Outside of the clinic

Outside of the clinic, Kwok has enjoyed serving on the the American Society of Clinical Oncology’s (ASCO) Oncology Training Program Committee for the past several years. The committee serves as a collaborative platform for oncology program directors to share ideas and recommendations around training program best practices. This collaboration proved especially useful early in the Covid-19 pandemic, where Kwok said the group mobilized to adapt the training landscape to new requirements and safety protocols.

“People were able to share sample call schedules, discuss to how to transition to an online platform for academics, and plan for celebrating graduation virtually - all things that seem very normal now but was not so straightforward back in March 2020!”

Kwok also maintains an interest in global hematology and for the past several years, has been working with medical students and fellows in the Hematology Division at the University of Tirana, Albania.
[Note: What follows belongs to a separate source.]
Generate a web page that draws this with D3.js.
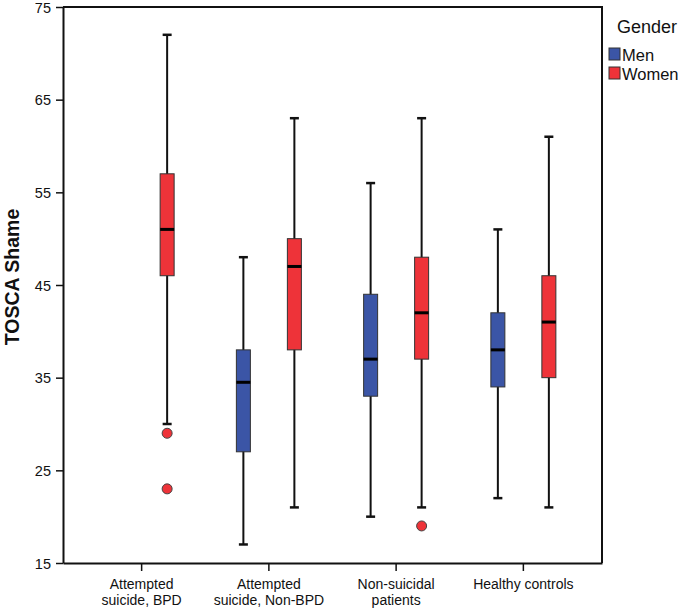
<!DOCTYPE html>
<html>
<head>
<meta charset="utf-8">
<script src="https://cdn.jsdelivr.net/npm/d3@7"></script>
<style>
  body { margin: 0; background: #fff; }
  text { font-family: "Liberation Sans", Arial, sans-serif; }
</style>
</head>
<body>
<svg id="chart"></svg>
<script>
// categories and series
var groups = ["Attempted suicide, BPD", "Attempted suicide, Non-BPD", "Non-suicidal patients", "Healthy controls"];
var groupLines = [["Attempted", "suicide, BPD"], ["Attempted", "suicide, Non-BPD"], ["Non-suicidal", "patients"], ["Healthy controls"]];
var genders = ["Men", "Women"];
var genderColors = ["#3b55a6", "#ee3339"];

// box stats: [group, gender, min, q1, median, q3, max]
var boxStats = [
  ["Attempted suicide, BPD", "Women", 30, 46, 51, 57, 72],
  ["Attempted suicide, Non-BPD", "Men", 17, 27, 34.5, 38, 48],
  ["Attempted suicide, Non-BPD", "Women", 21, 38, 47, 50, 63],
  ["Non-suicidal patients", "Men", 20, 33, 37, 44, 56],
  ["Non-suicidal patients", "Women", 21, 37, 42, 48, 63],
  ["Healthy controls", "Men", 22, 34, 38, 42, 51],
  ["Healthy controls", "Women", 21, 35, 41, 46, 61]
];
// outliers: [group, gender, value]
var outliers = [
  ["Attempted suicide, BPD", "Women", 29],
  ["Attempted suicide, BPD", "Women", 23],
  ["Non-suicidal patients", "Women", 19]
];
var yTicks = [15, 25, 35, 45, 55, 65, 75];

var width = 685, height = 610;
var mLeft = 63, mRight = 602, mTop = 7, mBottom = 563;

var svg = d3.select("#chart").attr("width", width).attr("height", height);

var x = d3.scaleBand()
  .domain(groups)
  .range([mLeft, mRight])
  .paddingInner(0)
  .paddingOuter(0.118);

var xSub = d3.scaleOrdinal()
  .domain(genders)
  .range([-25.5, 25.5]);

var y = d3.scaleLinear()
  .domain([15, 75])
  .range([mBottom, mTop]);

var color = d3.scaleOrdinal().domain(genders).range(genderColors);

// frame (top and right)
svg.append("path")
  .attr("d", "M" + mLeft + "," + mTop + "H" + mRight + "V" + mBottom)
  .attr("fill", "none")
  .attr("stroke", "#111")
  .attr("stroke-width", 2);

// y axis
var gY = svg.append("g").attr("transform", "translate(" + mLeft + ",0)")
  .call(d3.axisLeft(y).tickValues(yTicks).tickSize(7).tickSizeOuter(0).tickFormat(d3.format("d")));
gY.select(".domain").attr("stroke", "#111").attr("stroke-width", 2);
gY.selectAll(".tick line").attr("stroke", "#111").attr("stroke-width", 1.5);
gY.selectAll(".tick text").attr("font-size", 14.5).attr("fill", "#111").attr("x", -12)
  .attr("dy", "0.36em")
  .attr("font-family", "Liberation Sans, Arial, sans-serif");

// x axis
var gX = svg.append("g").attr("transform", "translate(0," + mBottom + ")")
  .call(d3.axisBottom(x).tickSize(8).tickSizeOuter(0).tickFormat(""));
gX.select(".domain").attr("stroke", "#111").attr("stroke-width", 2);
gX.selectAll(".tick line").attr("stroke", "#111").attr("stroke-width", 1.5);

svg.append("g").selectAll("text")
  .data(groups)
  .enter()
  .append("text")
  .attr("x", function(d){ return x(d) + x.bandwidth() / 2; })
  .attr("y", 589)
  .attr("text-anchor", "middle")
  .attr("font-size", 14)
  .attr("fill", "#111")
  .each(function(d, i){
    var t = d3.select(this);
    groupLines[i].forEach(function(line, j){
      t.append("tspan")
        .attr("x", x(d) + x.bandwidth() / 2)
        .attr("dy", j == 0 ? 0 : 16)
        .text(line);
    });
  });

// y label
svg.append("text")
  .attr("transform", "translate(18.5,277) rotate(-90)")
  .attr("text-anchor", "middle")
  .attr("font-size", 19.5)
  .attr("font-weight", "bold")
  .attr("fill", "#111")
  .text("TOSCA Shame");

// boxes
var boxW = 14, capW = 9;
function cx(g, s){ return x(g) + x.bandwidth() / 2 + xSub(s); }

var gBoxes = svg.append("g");
var box = gBoxes.selectAll("g")
  .data(boxStats)
  .enter()
  .append("g");

// whisker
box.append("line")
  .attr("x1", function(d){ return cx(d[0], d[1]); })
  .attr("x2", function(d){ return cx(d[0], d[1]); })
  .attr("y1", function(d){ return y(d[2]); })
  .attr("y2", function(d){ return y(d[6]); })
  .attr("stroke", "#111")
  .attr("stroke-width", 2);

// caps
[2, 6].forEach(function(k){
  box.append("line")
    .attr("x1", function(d){ return cx(d[0], d[1]) - capW / 2; })
    .attr("x2", function(d){ return cx(d[0], d[1]) + capW / 2; })
    .attr("y1", function(d){ return y(d[k]); })
    .attr("y2", function(d){ return y(d[k]); })
    .attr("stroke", "#111")
    .attr("stroke-width", 2.5);
});

box.append("rect")
  .attr("x", function(d){ return cx(d[0], d[1]) - boxW / 2; })
  .attr("y", function(d){ return y(d[5]); })
  .attr("width", boxW)
  .attr("height", function(d){ return y(d[3]) - y(d[5]); })
  .attr("fill", function(d){ return color(d[1]); })
  .attr("stroke", "#333")
  .attr("stroke-width", 1);

box.append("line")
  .attr("x1", function(d){ return cx(d[0], d[1]) - boxW / 2; })
  .attr("x2", function(d){ return cx(d[0], d[1]) + boxW / 2; })
  .attr("y1", function(d){ return y(d[4]); })
  .attr("y2", function(d){ return y(d[4]); })
  .attr("stroke", "#000")
  .attr("stroke-width", 3);

// outliers
gBoxes.selectAll("circle")
  .data(outliers)
  .enter()
  .append("circle")
  .attr("cx", function(d){ return cx(d[0], d[1]); })
  .attr("cy", function(d){ return y(d[2]); })
  .attr("r", 5)
  .attr("fill", function(d){ return color(d[1]); })
  .attr("stroke", "#444")
  .attr("stroke-width", 1);

// legend
var legend = svg.append("g").attr("transform", "translate(609,0)");
legend.append("text")
  .attr("x", 8)
  .attr("y", 33)
  .attr("font-size", 18)
  .attr("fill", "#111")
  .text("Gender");
var li = legend.selectAll("g.item")
  .data(genders)
  .enter()
  .append("g")
  .attr("class", "item")
  .attr("transform", function(d, i){ return "translate(0," + (48 + i * 19) + ")"; });
li.append("rect")
  .attr("width", 11)
  .attr("height", 12)
  .attr("fill", function(d){ return color(d); })
  .attr("stroke", "#333")
  .attr("stroke-width", 1);
li.append("text")
  .attr("x", 13)
  .attr("y", 13)
  .attr("font-size", 16.5)
  .attr("fill", "#111")
  .text(function(d){ return d; });
</script>
</body>
</html>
She enjoys the opportunity to present lectures and discuss cases, noting it’s “also interesting and humbling to see how hematology is practiced in a developing country.”

Personally, Kwok enjoys spending time in her garden.  

“This may sound weird but we have an amazing vermicompost system that makes our garden grow like crazy!” 

“It is just amazing to see plants grow from tiny seedlings and yield a harvest – at least enough for our family!  There are so many life lessons that come from the garden and I love being out there with my kids.”